GIVEN TASK: The line containing "0.933, 0.956, 0.978, 1.0, 1.0];" marks the end: extract everything from the first line of the data through that line, exactly, with no pictures.

DATA:
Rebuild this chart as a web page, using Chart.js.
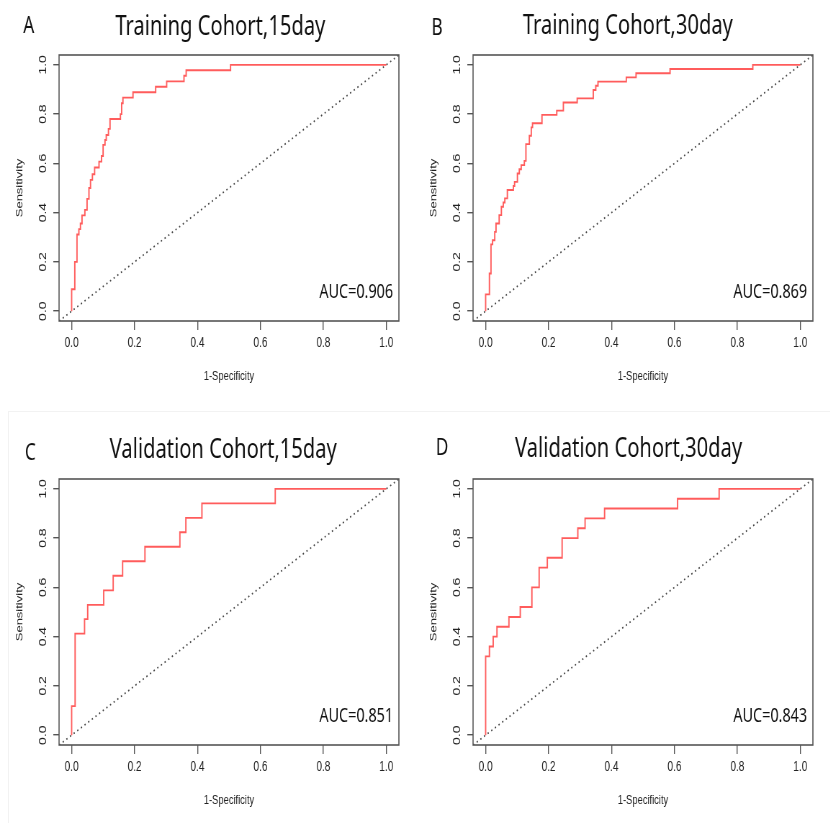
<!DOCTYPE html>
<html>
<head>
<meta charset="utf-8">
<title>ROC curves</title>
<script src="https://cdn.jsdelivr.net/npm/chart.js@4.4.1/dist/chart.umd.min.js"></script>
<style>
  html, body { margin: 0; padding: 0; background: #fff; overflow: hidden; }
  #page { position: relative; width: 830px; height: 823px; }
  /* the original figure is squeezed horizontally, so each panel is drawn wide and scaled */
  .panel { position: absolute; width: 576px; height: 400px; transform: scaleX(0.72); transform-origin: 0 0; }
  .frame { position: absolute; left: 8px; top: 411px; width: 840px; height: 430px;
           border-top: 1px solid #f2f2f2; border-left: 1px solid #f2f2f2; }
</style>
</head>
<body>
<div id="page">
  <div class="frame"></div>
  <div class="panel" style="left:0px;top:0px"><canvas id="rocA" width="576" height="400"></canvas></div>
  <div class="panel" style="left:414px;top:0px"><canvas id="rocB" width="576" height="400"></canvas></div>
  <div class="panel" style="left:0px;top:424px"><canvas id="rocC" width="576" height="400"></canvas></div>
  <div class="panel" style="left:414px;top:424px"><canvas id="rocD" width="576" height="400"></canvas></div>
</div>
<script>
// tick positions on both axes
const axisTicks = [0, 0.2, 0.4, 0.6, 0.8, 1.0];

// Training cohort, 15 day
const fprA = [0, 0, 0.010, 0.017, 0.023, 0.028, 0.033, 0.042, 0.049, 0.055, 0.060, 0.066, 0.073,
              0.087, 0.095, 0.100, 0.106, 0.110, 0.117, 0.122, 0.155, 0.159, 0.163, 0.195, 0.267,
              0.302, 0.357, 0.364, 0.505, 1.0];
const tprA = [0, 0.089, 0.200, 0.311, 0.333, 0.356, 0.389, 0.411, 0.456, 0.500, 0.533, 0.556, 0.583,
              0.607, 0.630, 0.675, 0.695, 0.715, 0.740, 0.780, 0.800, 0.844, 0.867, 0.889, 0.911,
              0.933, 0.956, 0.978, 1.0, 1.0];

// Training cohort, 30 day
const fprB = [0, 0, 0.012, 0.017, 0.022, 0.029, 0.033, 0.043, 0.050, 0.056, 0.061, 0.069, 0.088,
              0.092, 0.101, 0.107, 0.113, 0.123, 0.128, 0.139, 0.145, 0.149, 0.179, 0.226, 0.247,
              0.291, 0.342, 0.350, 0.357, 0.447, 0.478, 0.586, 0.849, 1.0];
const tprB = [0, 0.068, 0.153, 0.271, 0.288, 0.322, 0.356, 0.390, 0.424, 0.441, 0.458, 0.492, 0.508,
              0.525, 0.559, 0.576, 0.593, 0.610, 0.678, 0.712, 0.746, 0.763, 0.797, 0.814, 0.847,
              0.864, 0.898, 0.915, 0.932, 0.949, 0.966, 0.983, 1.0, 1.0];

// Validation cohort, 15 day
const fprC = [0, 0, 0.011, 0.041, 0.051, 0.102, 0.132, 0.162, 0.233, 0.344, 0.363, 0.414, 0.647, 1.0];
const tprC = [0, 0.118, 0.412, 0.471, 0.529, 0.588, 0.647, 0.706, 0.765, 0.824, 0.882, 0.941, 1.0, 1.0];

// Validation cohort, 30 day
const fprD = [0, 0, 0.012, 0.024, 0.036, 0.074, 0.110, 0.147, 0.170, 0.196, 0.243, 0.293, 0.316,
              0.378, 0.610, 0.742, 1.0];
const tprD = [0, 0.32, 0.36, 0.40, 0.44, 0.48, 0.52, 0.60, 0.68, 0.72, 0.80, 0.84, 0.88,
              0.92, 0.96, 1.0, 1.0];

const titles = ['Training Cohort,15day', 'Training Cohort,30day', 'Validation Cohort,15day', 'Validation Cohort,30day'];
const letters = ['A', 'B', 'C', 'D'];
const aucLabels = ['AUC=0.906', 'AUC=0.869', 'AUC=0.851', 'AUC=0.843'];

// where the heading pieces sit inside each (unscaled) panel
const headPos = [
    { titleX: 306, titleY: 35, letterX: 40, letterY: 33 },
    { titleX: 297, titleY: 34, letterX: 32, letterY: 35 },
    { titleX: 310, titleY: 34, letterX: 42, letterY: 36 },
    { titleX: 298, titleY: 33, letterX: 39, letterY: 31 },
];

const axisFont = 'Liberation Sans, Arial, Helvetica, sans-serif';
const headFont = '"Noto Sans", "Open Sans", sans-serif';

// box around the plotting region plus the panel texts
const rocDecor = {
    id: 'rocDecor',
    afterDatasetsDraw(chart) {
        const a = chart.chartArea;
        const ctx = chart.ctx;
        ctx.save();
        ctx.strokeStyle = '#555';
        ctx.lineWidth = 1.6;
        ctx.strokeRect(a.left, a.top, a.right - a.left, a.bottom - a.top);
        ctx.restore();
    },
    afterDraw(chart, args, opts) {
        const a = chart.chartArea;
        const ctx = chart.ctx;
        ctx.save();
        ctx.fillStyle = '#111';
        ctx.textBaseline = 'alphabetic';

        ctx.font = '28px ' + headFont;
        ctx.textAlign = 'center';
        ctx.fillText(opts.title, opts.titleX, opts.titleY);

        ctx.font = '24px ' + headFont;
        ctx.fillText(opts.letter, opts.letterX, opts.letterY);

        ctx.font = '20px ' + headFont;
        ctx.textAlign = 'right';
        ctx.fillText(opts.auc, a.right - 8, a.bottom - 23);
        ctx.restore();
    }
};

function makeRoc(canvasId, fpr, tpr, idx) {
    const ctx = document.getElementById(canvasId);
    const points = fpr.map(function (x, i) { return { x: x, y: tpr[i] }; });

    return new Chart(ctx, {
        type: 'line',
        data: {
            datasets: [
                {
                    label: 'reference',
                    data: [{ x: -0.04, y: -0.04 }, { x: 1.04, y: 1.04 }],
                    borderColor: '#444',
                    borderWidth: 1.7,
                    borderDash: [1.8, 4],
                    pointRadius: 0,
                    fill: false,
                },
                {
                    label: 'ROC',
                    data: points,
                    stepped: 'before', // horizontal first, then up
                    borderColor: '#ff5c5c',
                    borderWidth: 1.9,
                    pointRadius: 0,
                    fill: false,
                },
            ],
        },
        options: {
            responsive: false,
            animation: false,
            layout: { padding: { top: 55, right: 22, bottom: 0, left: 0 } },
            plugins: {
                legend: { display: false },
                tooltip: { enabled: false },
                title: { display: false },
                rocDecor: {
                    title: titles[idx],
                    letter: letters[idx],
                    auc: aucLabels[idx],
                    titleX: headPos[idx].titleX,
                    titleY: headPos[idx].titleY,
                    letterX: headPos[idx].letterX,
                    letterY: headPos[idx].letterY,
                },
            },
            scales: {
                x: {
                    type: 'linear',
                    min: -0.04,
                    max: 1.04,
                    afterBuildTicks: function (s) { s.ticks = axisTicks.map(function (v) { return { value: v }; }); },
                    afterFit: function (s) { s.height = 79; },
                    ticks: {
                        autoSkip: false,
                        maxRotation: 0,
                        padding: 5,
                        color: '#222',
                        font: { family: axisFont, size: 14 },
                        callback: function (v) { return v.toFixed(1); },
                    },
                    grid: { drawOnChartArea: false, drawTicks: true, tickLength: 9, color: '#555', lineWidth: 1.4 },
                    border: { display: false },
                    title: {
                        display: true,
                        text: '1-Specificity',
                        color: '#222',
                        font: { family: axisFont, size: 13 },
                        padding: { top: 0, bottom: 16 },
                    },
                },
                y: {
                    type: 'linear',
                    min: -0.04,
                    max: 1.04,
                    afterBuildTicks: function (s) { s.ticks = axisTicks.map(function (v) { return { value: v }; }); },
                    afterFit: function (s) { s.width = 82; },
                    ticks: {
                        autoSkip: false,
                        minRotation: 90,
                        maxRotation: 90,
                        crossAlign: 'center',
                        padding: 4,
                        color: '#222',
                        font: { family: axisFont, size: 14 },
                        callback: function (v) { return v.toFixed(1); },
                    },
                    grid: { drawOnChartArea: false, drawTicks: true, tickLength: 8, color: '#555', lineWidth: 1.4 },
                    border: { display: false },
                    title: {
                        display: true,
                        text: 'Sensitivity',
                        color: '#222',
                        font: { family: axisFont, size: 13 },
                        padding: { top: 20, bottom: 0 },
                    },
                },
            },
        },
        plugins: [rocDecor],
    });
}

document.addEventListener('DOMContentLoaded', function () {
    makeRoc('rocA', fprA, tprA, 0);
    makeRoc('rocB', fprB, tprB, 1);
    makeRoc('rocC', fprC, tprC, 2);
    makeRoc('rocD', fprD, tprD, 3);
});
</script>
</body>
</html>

RESPONSE:
Rebuild this chart as a web page, using Chart.js.
<!DOCTYPE html>
<html>
<head>
<meta charset="utf-8">
<title>ROC curves</title>
<script src="https://cdn.jsdelivr.net/npm/chart.js@4.4.1/dist/chart.umd.min.js"></script>
<style>
  html, body { margin: 0; padding: 0; background: #fff; overflow: hidden; }
  #page { position: relative; width: 830px; height: 823px; }
  /* the original figure is squeezed horizontally, so each panel is drawn wide and scaled */
  .panel { position: absolute; width: 576px; height: 400px; transform: scaleX(0.72); transform-origin: 0 0; }
  .frame { position: absolute; left: 8px; top: 411px; width: 840px; height: 430px;
           border-top: 1px solid #f2f2f2; border-left: 1px solid #f2f2f2; }
</style>
</head>
<body>
<div id="page">
  <div class="frame"></div>
  <div class="panel" style="left:0px;top:0px"><canvas id="rocA" width="576" height="400"></canvas></div>
  <div class="panel" style="left:414px;top:0px"><canvas id="rocB" width="576" height="400"></canvas></div>
  <div class="panel" style="left:0px;top:424px"><canvas id="rocC" width="576" height="400"></canvas></div>
  <div class="panel" style="left:414px;top:424px"><canvas id="rocD" width="576" height="400"></canvas></div>
</div>
<script>
// tick positions on both axes
const axisTicks = [0, 0.2, 0.4, 0.6, 0.8, 1.0];

// Training cohort, 15 day
const fprA = [0, 0, 0.010, 0.017, 0.023, 0.028, 0.033, 0.042, 0.049, 0.055, 0.060, 0.066, 0.073,
              0.087, 0.095, 0.100, 0.106, 0.110, 0.117, 0.122, 0.155, 0.159, 0.163, 0.195, 0.267,
              0.302, 0.357, 0.364, 0.505, 1.0];
const tprA = [0, 0.089, 0.200, 0.311, 0.333, 0.356, 0.389, 0.411, 0.456, 0.500, 0.533, 0.556, 0.583,
              0.607, 0.630, 0.675, 0.695, 0.715, 0.740, 0.780, 0.800, 0.844, 0.867, 0.889, 0.911,
              0.933, 0.956, 0.978, 1.0, 1.0];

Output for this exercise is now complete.